#### [Written instruction]
Search the data below for the string "Clone". Extract every line that contains it.

----------------

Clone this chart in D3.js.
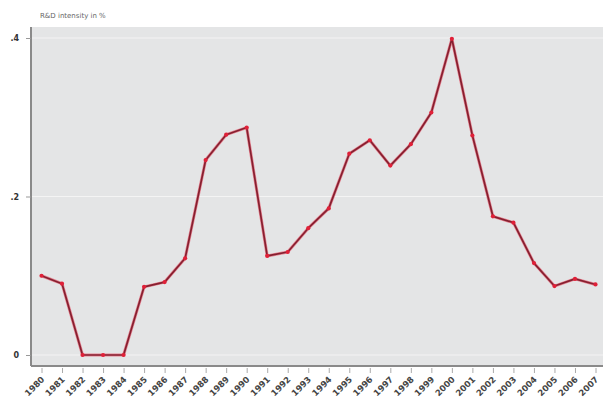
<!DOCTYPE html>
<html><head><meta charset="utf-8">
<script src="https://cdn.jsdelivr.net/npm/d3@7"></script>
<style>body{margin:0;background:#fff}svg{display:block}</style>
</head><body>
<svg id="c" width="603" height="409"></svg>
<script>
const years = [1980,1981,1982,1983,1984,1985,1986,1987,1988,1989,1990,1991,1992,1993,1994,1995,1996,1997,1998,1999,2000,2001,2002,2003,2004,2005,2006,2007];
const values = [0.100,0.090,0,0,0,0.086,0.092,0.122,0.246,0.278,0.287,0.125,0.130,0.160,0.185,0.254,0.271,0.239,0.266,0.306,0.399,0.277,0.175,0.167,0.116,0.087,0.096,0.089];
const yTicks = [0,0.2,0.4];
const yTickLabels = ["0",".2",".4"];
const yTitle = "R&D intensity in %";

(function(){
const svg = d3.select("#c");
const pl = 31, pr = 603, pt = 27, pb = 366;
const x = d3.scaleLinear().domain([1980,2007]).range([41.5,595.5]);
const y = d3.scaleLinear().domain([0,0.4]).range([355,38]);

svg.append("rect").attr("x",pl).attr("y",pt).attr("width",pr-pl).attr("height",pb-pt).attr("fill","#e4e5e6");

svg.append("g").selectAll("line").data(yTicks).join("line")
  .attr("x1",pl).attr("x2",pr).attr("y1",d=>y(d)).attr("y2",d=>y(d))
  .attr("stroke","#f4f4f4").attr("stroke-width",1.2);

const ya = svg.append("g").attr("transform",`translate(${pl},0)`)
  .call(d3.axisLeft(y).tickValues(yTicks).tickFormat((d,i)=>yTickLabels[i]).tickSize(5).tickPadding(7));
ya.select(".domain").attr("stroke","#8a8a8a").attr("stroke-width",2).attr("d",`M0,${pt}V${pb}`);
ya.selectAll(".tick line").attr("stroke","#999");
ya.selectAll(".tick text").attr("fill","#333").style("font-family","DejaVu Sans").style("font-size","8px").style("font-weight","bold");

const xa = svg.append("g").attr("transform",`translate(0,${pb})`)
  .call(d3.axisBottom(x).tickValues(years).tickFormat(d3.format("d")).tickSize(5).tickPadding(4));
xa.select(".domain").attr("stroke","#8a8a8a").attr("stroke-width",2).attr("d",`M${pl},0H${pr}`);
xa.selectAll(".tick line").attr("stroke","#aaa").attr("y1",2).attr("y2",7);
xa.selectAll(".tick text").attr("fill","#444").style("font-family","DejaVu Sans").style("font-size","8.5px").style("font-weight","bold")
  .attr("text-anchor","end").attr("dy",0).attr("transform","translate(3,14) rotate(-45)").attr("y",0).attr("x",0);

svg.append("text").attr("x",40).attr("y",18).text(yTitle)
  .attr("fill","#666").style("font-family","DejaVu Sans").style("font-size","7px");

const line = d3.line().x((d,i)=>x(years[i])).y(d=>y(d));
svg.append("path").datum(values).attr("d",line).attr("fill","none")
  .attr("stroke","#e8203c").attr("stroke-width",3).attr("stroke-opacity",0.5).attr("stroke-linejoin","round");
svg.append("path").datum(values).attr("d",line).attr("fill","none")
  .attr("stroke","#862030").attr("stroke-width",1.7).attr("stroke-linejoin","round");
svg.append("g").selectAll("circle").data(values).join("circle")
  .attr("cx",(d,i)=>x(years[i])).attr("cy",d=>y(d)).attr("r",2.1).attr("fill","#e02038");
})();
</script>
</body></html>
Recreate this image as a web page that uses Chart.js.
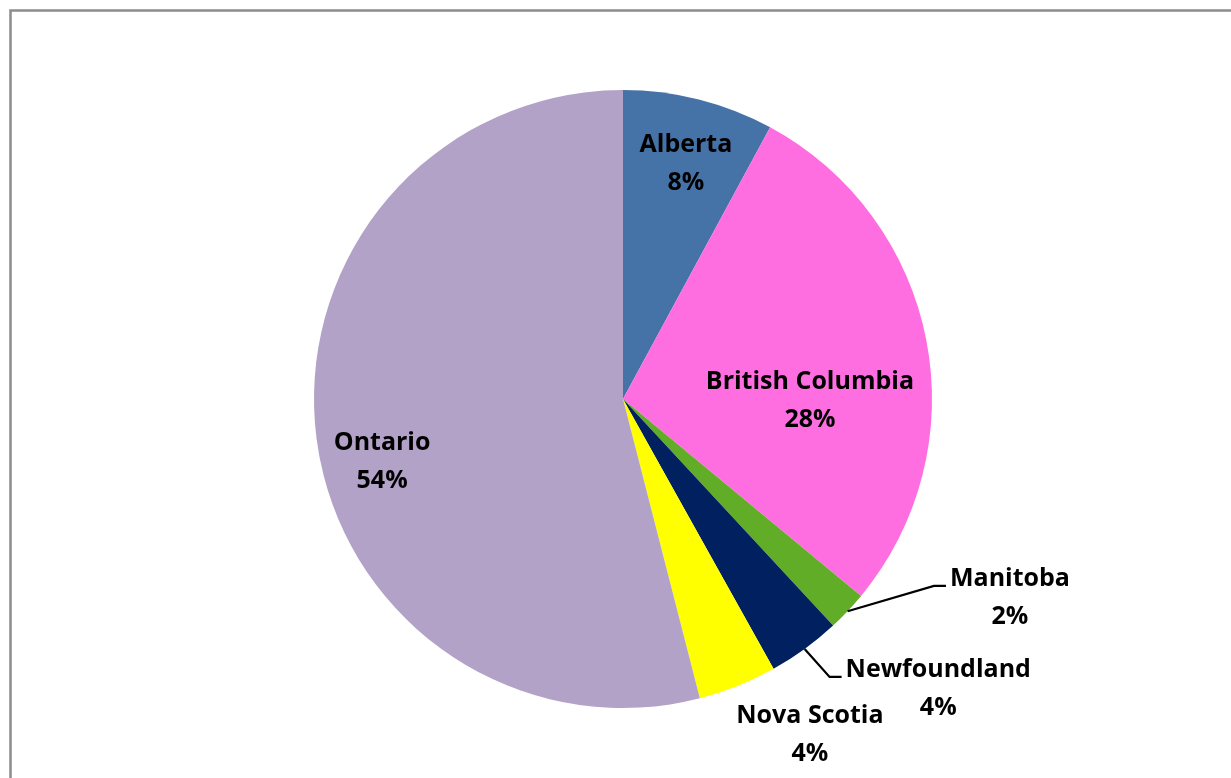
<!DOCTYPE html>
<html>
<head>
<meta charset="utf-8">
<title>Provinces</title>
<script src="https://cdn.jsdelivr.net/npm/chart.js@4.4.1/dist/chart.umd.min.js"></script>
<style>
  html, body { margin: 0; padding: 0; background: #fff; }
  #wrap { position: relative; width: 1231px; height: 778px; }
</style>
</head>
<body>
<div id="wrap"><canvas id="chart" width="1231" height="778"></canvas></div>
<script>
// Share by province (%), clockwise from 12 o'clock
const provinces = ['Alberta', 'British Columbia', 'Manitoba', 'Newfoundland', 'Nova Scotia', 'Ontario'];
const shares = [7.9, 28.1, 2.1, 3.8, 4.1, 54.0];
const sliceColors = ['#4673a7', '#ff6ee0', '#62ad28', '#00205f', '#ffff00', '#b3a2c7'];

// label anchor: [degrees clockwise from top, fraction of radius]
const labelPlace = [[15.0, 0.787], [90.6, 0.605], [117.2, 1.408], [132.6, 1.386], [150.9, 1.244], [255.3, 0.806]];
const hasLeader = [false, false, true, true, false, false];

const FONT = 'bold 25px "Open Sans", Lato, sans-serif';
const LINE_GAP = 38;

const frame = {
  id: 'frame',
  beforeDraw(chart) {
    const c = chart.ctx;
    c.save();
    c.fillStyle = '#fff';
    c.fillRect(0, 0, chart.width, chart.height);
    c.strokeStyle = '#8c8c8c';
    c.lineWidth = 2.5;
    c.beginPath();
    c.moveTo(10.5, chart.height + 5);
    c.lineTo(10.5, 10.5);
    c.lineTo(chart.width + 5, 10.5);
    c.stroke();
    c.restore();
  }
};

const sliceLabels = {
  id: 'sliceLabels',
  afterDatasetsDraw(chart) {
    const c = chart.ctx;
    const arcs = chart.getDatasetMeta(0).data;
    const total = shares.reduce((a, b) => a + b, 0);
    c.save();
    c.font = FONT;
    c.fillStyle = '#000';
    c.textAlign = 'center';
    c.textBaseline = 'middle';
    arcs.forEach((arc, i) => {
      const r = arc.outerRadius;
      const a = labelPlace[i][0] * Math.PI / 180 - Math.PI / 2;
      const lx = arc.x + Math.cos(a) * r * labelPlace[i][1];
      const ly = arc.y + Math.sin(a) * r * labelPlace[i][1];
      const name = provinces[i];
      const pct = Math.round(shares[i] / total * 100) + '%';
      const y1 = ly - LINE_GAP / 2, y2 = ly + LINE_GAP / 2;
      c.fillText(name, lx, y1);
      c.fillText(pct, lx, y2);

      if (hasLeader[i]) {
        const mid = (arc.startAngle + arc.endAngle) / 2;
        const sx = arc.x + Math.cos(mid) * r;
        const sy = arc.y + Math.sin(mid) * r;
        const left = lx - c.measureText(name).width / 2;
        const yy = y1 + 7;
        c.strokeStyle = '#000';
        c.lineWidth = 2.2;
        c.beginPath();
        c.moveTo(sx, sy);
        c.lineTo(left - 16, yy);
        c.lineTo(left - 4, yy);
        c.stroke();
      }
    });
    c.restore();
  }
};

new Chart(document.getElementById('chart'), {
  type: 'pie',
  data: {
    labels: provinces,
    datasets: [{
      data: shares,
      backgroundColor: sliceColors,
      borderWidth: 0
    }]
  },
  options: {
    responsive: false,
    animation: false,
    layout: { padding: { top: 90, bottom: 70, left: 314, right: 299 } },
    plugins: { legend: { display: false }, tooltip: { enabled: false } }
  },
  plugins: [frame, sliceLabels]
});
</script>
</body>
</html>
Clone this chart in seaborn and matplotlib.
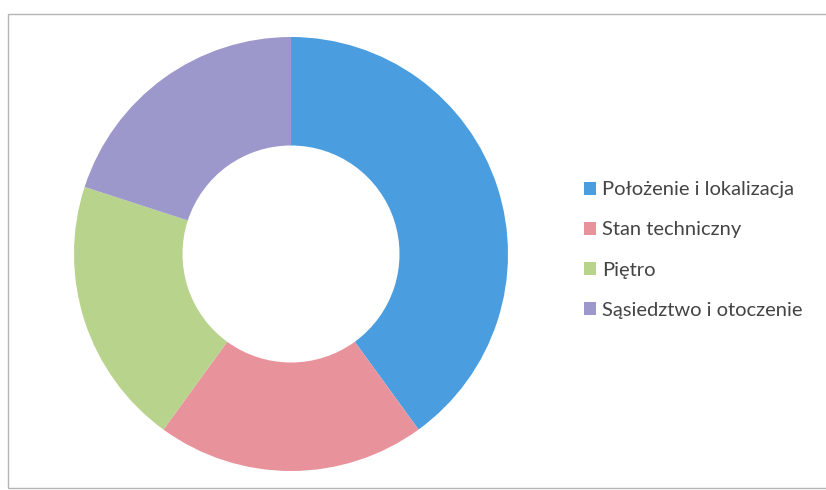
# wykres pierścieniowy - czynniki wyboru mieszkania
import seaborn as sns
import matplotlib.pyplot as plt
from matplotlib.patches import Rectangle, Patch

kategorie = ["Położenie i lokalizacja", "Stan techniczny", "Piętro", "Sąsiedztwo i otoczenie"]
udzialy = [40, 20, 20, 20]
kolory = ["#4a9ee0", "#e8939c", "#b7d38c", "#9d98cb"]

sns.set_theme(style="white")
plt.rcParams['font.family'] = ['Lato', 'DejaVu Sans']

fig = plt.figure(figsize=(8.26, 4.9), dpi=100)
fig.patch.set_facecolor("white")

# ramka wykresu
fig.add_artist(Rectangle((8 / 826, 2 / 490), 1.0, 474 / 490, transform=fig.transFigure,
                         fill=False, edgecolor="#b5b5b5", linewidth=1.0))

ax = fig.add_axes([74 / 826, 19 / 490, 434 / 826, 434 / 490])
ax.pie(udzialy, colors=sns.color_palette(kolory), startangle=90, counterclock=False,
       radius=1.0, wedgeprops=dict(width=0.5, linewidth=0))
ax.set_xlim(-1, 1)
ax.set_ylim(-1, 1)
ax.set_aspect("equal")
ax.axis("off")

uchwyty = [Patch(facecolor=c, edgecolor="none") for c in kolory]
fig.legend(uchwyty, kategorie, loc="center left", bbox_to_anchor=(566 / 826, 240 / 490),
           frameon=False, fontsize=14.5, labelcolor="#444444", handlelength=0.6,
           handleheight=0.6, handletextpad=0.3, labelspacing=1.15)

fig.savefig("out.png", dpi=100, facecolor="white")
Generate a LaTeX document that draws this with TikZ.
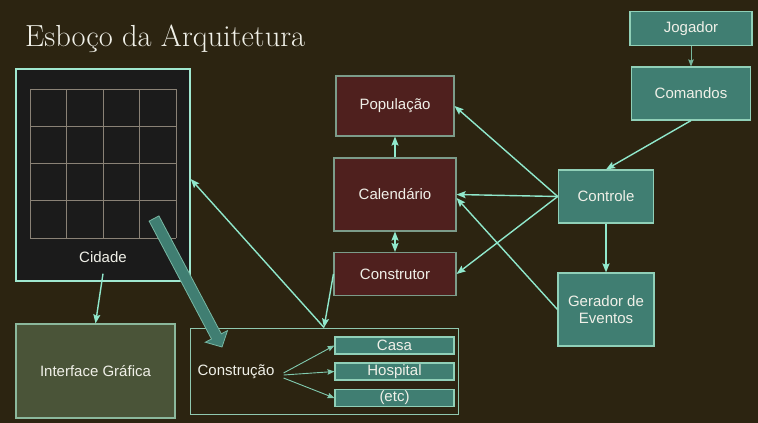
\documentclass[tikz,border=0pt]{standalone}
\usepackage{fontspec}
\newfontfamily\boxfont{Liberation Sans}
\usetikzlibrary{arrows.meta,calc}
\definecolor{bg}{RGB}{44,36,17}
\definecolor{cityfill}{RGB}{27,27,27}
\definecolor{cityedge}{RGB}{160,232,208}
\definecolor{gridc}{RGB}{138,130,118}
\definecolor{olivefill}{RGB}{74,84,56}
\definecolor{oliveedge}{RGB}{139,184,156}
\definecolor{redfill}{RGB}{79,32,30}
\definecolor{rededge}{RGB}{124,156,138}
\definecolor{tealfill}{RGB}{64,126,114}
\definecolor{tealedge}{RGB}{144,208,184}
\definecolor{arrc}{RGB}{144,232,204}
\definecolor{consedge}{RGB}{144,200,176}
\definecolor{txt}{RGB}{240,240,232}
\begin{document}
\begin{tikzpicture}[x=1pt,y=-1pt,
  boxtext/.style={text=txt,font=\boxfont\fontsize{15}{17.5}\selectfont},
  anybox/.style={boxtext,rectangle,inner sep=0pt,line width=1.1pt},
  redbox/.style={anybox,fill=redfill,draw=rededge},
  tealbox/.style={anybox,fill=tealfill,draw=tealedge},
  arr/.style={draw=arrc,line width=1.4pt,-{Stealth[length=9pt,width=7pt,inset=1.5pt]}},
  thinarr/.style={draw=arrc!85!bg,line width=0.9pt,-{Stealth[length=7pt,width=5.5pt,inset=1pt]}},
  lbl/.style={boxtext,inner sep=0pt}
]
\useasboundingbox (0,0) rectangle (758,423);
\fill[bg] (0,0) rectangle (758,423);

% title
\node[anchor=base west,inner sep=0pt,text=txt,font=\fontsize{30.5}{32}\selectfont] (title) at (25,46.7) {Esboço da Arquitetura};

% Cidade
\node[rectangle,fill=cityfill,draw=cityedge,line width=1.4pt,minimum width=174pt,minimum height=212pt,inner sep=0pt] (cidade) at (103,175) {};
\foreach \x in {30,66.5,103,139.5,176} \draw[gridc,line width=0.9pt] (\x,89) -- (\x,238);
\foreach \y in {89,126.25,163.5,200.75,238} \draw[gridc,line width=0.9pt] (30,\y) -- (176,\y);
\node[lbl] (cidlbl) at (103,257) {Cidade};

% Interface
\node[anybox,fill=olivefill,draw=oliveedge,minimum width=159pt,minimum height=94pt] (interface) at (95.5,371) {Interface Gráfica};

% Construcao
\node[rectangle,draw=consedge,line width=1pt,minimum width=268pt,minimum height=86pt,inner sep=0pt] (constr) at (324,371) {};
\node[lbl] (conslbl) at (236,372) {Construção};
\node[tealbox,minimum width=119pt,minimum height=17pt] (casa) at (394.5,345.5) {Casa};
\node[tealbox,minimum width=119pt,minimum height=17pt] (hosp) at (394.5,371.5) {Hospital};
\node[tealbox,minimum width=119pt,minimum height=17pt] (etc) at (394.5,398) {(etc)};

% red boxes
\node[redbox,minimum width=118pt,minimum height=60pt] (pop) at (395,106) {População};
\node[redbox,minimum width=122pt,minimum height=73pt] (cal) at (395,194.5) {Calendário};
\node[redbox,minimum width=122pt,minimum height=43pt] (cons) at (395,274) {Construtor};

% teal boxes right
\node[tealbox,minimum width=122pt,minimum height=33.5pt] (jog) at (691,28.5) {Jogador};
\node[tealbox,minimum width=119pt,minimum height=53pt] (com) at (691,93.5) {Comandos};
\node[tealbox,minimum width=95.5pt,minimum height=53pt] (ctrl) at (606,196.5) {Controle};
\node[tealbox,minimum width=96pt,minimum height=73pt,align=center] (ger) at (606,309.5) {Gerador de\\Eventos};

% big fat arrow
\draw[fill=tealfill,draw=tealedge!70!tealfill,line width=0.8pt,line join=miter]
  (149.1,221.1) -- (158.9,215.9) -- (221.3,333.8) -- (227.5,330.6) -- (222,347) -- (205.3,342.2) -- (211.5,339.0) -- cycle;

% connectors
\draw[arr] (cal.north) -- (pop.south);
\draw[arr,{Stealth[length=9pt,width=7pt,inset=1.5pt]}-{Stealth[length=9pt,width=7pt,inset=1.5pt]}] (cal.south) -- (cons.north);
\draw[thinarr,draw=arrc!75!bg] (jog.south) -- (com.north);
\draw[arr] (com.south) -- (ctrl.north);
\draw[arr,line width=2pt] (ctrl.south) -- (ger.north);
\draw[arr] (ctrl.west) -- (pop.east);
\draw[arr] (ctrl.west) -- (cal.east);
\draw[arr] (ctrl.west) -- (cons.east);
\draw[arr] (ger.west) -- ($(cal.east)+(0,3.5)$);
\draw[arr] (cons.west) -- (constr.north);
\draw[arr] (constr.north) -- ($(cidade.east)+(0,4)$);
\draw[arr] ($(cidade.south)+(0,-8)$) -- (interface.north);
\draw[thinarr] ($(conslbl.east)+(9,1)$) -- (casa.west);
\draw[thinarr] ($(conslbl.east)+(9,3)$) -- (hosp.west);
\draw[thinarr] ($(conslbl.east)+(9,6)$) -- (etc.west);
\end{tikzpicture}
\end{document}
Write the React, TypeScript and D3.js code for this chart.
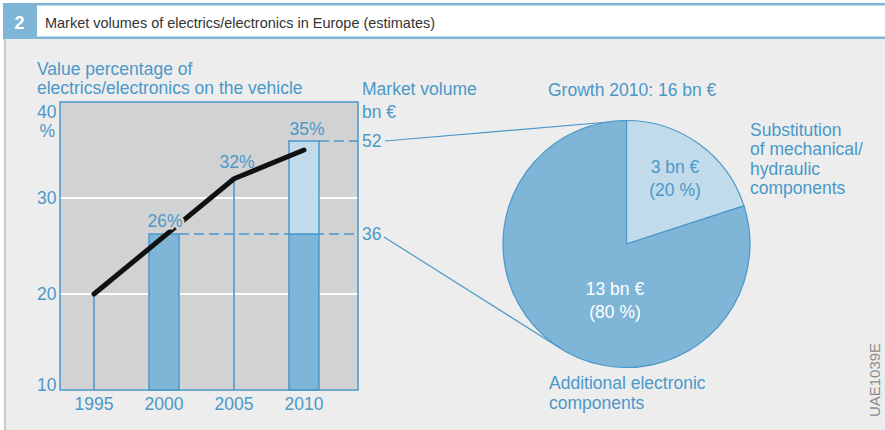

----------------

#### [Answer below]
Clone this chart in D3.js.
Clone this chart in seaborn and matplotlib.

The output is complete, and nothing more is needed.